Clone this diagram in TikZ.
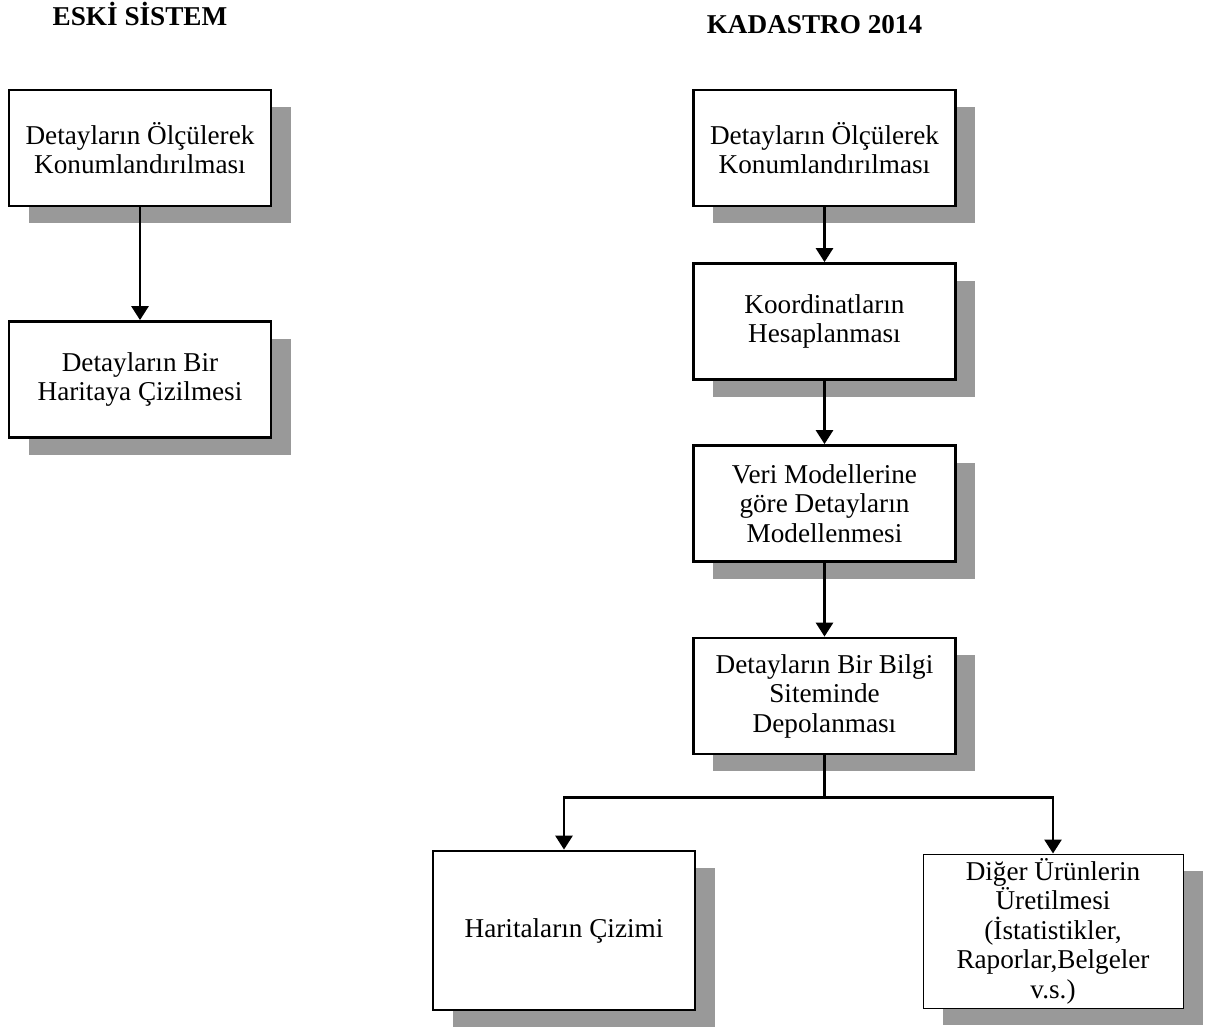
\documentclass[tikz,border=0pt]{standalone}
\usepackage{fontspec}
\setmainfont{Liberation Serif}
\usepackage{tikz}
\usetikzlibrary{positioning, arrows.meta, shadows}

\tikzset{
	kutu/.style={draw, line width=1.4pt, fill=white, align=center, inner sep=2pt,
		minimum width=131pt, minimum height=58pt,
		font=\fontsize{13.6}{14.75}\selectfont,
		drop shadow={shadow xshift=9.75pt, shadow yshift=-8.5pt, fill=black!40, opacity=1}},
	baslik/.style={anchor=base, font=\fontsize{13.6}{16}\selectfont\bfseries},
	hat/.style={line width=1.4pt},
	ok/.style={hat, -{Triangle[width=8.5pt, length=7pt]}},
}

\begin{document}
\begin{tikzpicture}[x=0.5pt, y=-0.5pt, on grid]
	\useasboundingbox (0,0) rectangle (1211,1030);
	
	\node[baslik] (eski) at (140,25) {ESKİ SİSTEM};
	\node[baslik] (yeni) at (814.5,33) {KADASTRO 2014};
	
	% eski sistem
	\node[kutu] (l_1) at (140,148) {Detayların Ölçülerek\\Konumlandırılması};
	\node[kutu] (l_2) [below=115.75pt of l_1] {Detayların Bir\\Haritaya Çizilmesi};
	
	% kadastro 2014
	\node[kutu] (r_1) at (824.5,148) {Detayların Ölçülerek\\Konumlandırılması};
	\node[kutu] (r_2) [below=86.75pt of r_1] {Koordinatların\\Hesaplanması};
	\node[kutu] (r_3) [below=91pt of r_2] {Veri Modellerine\\göre Detayların\\Modellenmesi};
	\node[kutu] (r_4) [below=96.25pt of r_3] {Detayların Bir Bilgi\\Siteminde\\Depolanması};
	\node[kutu, minimum height=79.5pt] (b_1) at (564,930.5) {Haritaların Çizimi};
	\node[kutu, line width=0.5pt, minimum width=130pt, minimum height=77pt] (b_2) at (1053,931)
		{Diğer Ürünlerin\\Üretilmesi\\(İstatistikler,\\Raporlar,Belgeler\\v.s.)};
	\coordinate (ayrim) at (824.5,797.5);
	
	\draw[ok] (l_1) -- (l_2);
	\draw[ok] (r_1) -- (r_2);
	\draw[ok] (r_2) -- (r_3);
	\draw[ok] (r_3) -- (r_4);
	\draw[hat] (r_4) -- (ayrim);
	\draw[ok] (ayrim) -| (b_1);
	\draw[ok] (ayrim) -| (b_2);
\end{tikzpicture}
\end{document}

**Required work**
Pictures excluded, quote all the data above exactly.

**Written answer**
Clone this diagram in TikZ.
\documentclass[tikz,border=0pt]{standalone}
\usepackage{fontspec}
\setmainfont{Liberation Serif}
\usepackage{tikz}
\usetikzlibrary{positioning, arrows.meta, shadows}

\tikzset{
	kutu/.style={draw, line width=1.4pt, fill=white, align=center, inner sep=2pt,
		minimum width=131pt, minimum height=58pt,
		font=\fontsize{13.6}{14.75}\selectfont,
		drop shadow={shadow xshift=9.75pt, shadow yshift=-8.5pt, fill=black!40, opacity=1}},
	baslik/.style={anchor=base, font=\fontsize{13.6}{16}\selectfont\bfseries},
	hat/.style={line width=1.4pt},
	ok/.style={hat, -{Triangle[width=8.5pt, length=7pt]}},
}

\begin{document}
\begin{tikzpicture}[x=0.5pt, y=-0.5pt, on grid]
	\useasboundingbox (0,0) rectangle (1211,1030);
	
	\node[baslik] (eski) at (140,25) {ESKİ SİSTEM};
	\node[baslik] (yeni) at (814.5,33) {KADASTRO 2014};
	
	% eski sistem
	\node[kutu] (l_1) at (140,148) {Detayların Ölçülerek\\Konumlandırılması};
	\node[kutu] (l_2) [below=115.75pt of l_1] {Detayların Bir\\Haritaya Çizilmesi};
	
	% kadastro 2014
	\node[kutu] (r_1) at (824.5,148) {Detayların Ölçülerek\\Konumlandırılması};
	\node[kutu] (r_2) [below=86.75pt of r_1] {Koordinatların\\Hesaplanması};
	\node[kutu] (r_3) [below=91pt of r_2] {Veri Modellerine\\göre Detayların\\Modellenmesi};
	\node[kutu] (r_4) [below=96.25pt of r_3] {Detayların Bir Bilgi\\Siteminde\\Depolanması};
	\node[kutu, minimum height=79.5pt] (b_1) at (564,930.5) {Haritaların Çizimi};
	\node[kutu, line width=0.5pt, minimum width=130pt, minimum height=77pt] (b_2) at (1053,931)
		{Diğer Ürünlerin\\Üretilmesi\\(İstatistikler,\\Raporlar,Belgeler\\v.s.)};
	\coordinate (ayrim) at (824.5,797.5);
	
	\draw[ok] (l_1) -- (l_2);
	\draw[ok] (r_1) -- (r_2);
	\draw[ok] (r_2) -- (r_3);
	\draw[ok] (r_3) -- (r_4);
	\draw[hat] (r_4) -- (ayrim);
	\draw[ok] (ayrim) -| (b_1);
	\draw[ok] (ayrim) -| (b_2);
\end{tikzpicture}
\end{document}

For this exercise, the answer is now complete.